**YOUR INSTRUCTIONS**
Print the lines from the one that contains "Output the LaTeX" to the one that contains "inner sep=0, anchor=base]", inclusive, exactly as they appear, and please drop any pictures.

**EXERCISE MATERIALS**
================================
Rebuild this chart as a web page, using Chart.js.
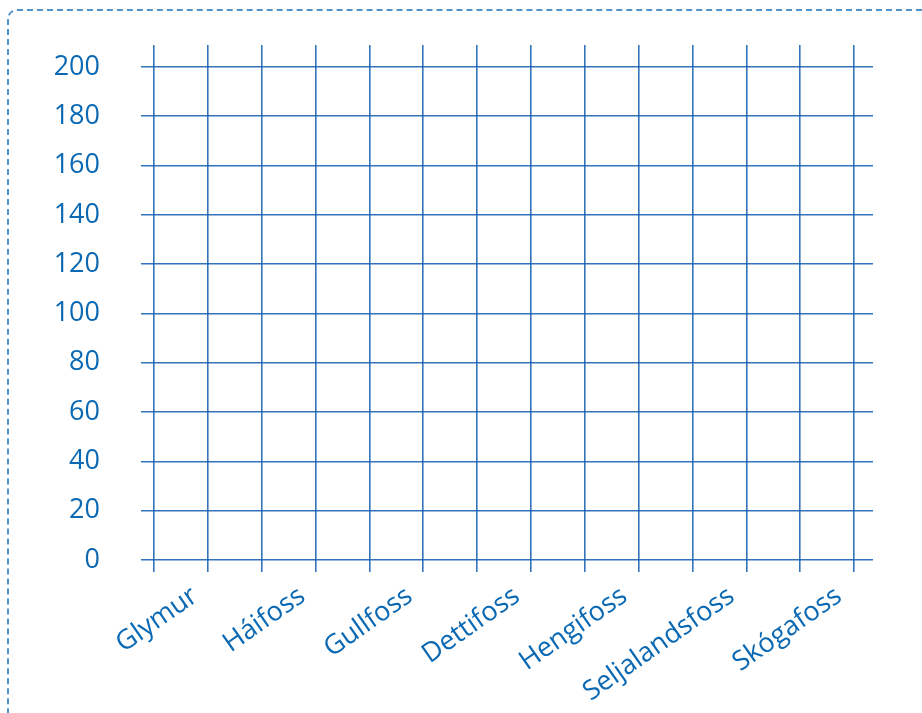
================================
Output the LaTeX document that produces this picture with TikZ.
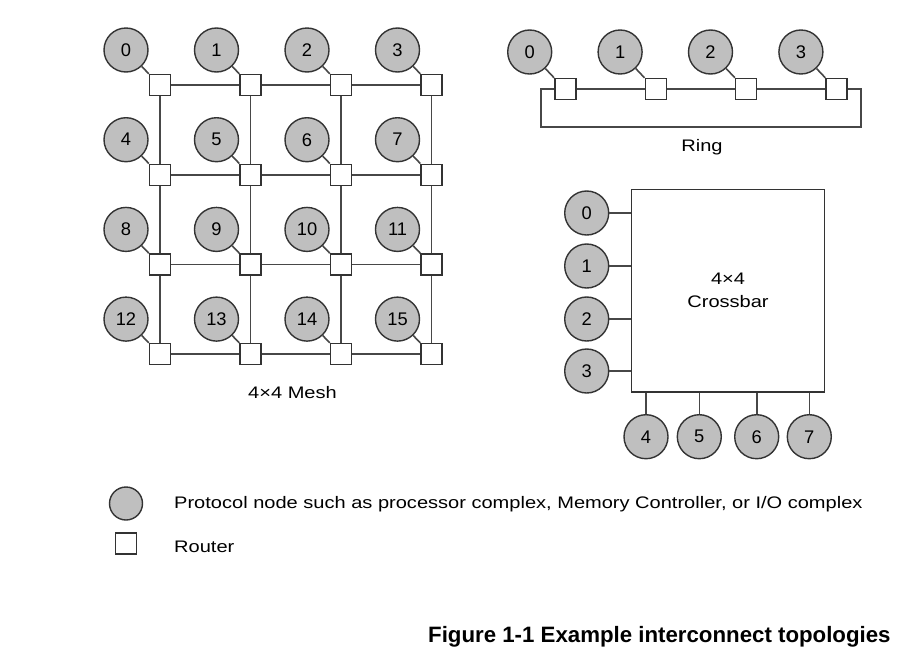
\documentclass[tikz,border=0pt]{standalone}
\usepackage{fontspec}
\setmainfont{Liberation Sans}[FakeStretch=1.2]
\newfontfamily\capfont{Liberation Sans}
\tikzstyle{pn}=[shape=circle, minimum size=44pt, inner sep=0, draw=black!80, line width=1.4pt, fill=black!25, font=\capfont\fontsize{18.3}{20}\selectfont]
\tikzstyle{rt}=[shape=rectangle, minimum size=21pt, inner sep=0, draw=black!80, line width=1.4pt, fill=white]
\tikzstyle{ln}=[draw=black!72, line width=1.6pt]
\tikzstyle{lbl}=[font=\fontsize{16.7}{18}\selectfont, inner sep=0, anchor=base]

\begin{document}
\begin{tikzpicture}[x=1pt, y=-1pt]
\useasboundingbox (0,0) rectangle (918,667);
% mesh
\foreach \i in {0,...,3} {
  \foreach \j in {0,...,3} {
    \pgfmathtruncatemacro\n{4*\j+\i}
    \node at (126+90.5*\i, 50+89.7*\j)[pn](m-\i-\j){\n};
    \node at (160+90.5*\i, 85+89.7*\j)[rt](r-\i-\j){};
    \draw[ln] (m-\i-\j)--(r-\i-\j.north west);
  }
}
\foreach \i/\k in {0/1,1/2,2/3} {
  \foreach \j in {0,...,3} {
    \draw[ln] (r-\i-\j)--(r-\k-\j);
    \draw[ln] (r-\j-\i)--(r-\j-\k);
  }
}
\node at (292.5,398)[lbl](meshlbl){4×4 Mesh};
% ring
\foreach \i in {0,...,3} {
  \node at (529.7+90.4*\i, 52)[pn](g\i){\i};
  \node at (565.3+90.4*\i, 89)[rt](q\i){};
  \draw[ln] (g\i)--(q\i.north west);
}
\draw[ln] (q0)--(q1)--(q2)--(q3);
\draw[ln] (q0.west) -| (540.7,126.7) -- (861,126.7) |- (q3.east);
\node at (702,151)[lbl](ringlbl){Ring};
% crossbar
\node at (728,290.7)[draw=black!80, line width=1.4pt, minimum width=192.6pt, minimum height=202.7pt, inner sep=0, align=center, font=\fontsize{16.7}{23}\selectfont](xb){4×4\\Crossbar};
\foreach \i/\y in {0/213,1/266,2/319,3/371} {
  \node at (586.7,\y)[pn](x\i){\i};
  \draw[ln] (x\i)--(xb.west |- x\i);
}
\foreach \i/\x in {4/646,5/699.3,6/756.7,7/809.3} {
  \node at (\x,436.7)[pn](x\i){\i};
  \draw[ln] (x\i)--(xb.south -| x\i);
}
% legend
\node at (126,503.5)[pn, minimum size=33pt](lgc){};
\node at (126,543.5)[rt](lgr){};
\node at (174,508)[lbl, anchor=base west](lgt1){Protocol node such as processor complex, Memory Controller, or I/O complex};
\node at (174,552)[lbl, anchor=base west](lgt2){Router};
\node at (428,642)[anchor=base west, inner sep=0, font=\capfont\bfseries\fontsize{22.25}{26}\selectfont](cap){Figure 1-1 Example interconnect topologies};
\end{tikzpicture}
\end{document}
================================
**COMPLETED TASK**
Output the LaTeX document that produces this picture with TikZ.
\documentclass[tikz,border=0pt]{standalone}
\usepackage{fontspec}
\setmainfont{Liberation Sans}[FakeStretch=1.2]
\newfontfamily\capfont{Liberation Sans}
\tikzstyle{pn}=[shape=circle, minimum size=44pt, inner sep=0, draw=black!80, line width=1.4pt, fill=black!25, font=\capfont\fontsize{18.3}{20}\selectfont]
\tikzstyle{rt}=[shape=rectangle, minimum size=21pt, inner sep=0, draw=black!80, line width=1.4pt, fill=white]
\tikzstyle{ln}=[draw=black!72, line width=1.6pt]
\tikzstyle{lbl}=[font=\fontsize{16.7}{18}\selectfont, inner sep=0, anchor=base]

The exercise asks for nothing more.